小川の辺

 海坂藩の戌井朔乃助(東山紀之)は友人であり、剣術の達人である佐久間森衛(片岡愛之助)を討てと藩から命じられる。佐久間は自分の妹田鶴(菊池凛子)の夫でもある。妹田鶴は兄に見習って剣術の達人でもあり、もし佐久間を討ち果たせば田鶴は兄朔乃助を放ってはおかないだろう。兄妹で争うこともあるだろう。

 佐久間は真面目一徹で殿様が侍医鹿沢(西岡徳馬)を重用し、飢饉立て直しに失敗していることを自分の命にかえて殿様に建白した。聞き入れられず 脱藩した佐久間を藩は放っておけず、追っては剣術が同様に達つ朔之助以外になかった。

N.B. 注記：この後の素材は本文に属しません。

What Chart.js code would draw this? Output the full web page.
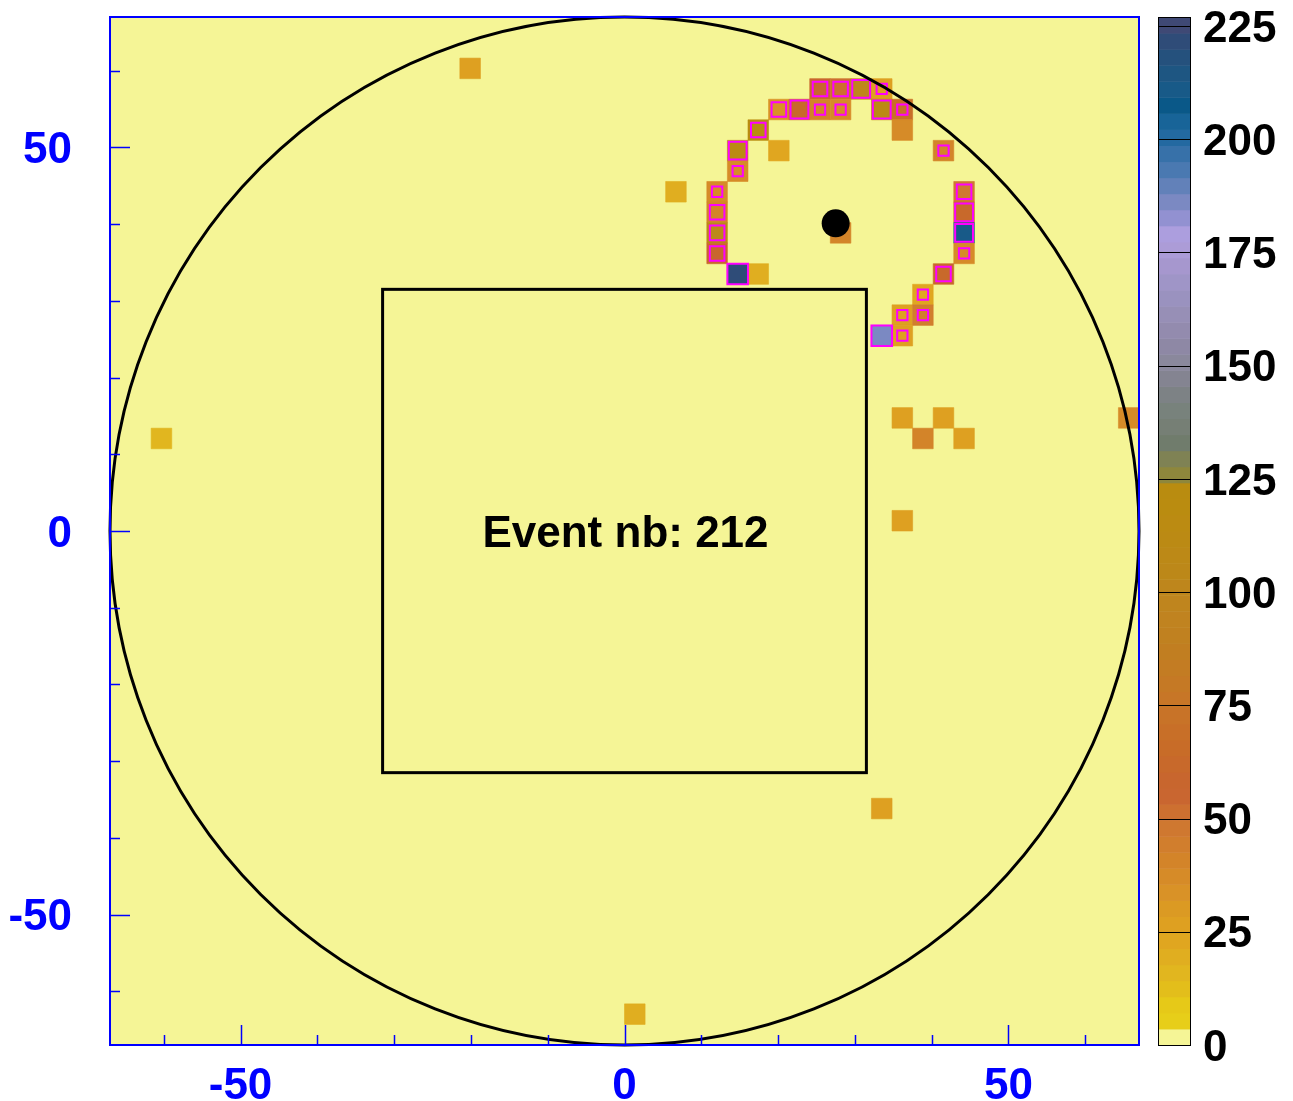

 兄妹の父(藤竜也)、母(松原千恵子)は兄妹の運命を悲しむ以外に手はなかった。小さい時から二人と兄弟のようにして育ち田鶴にも好かれていた奉公人新蔵(勝地涼)は田鶴への思いから朔乃助に追っての手伝いを頼む。新蔵は田鶴が朔乃助に斬られないよう工夫したかったのである。新蔵は二人が潜んでいる江戸の先・行徳で二人を探索し、隠れ家を見つけたが、朔乃助にはすぐに報告せず、田鶴が隠れ家にいない時間帯を調べて朔乃助に佐久間が見つかったことを報告する。二人の息詰まるような真剣試合で朔乃助は見事佐久間を討ち果たしたが、運悪く田鶴が帰ってきて夫が殺されたのを知って兄に討ちかかろうとして兄に殺されかけるが新蔵が田鶴をかばい、二人の間を知る朔乃助は暗黙のうちに田鶴のことを頼むのであった。

 武士の意地、殿様への勤めが人情・愛情より強い時代状況は現在とは違う感情を抑えつけた世界の堅苦しさを想像させる。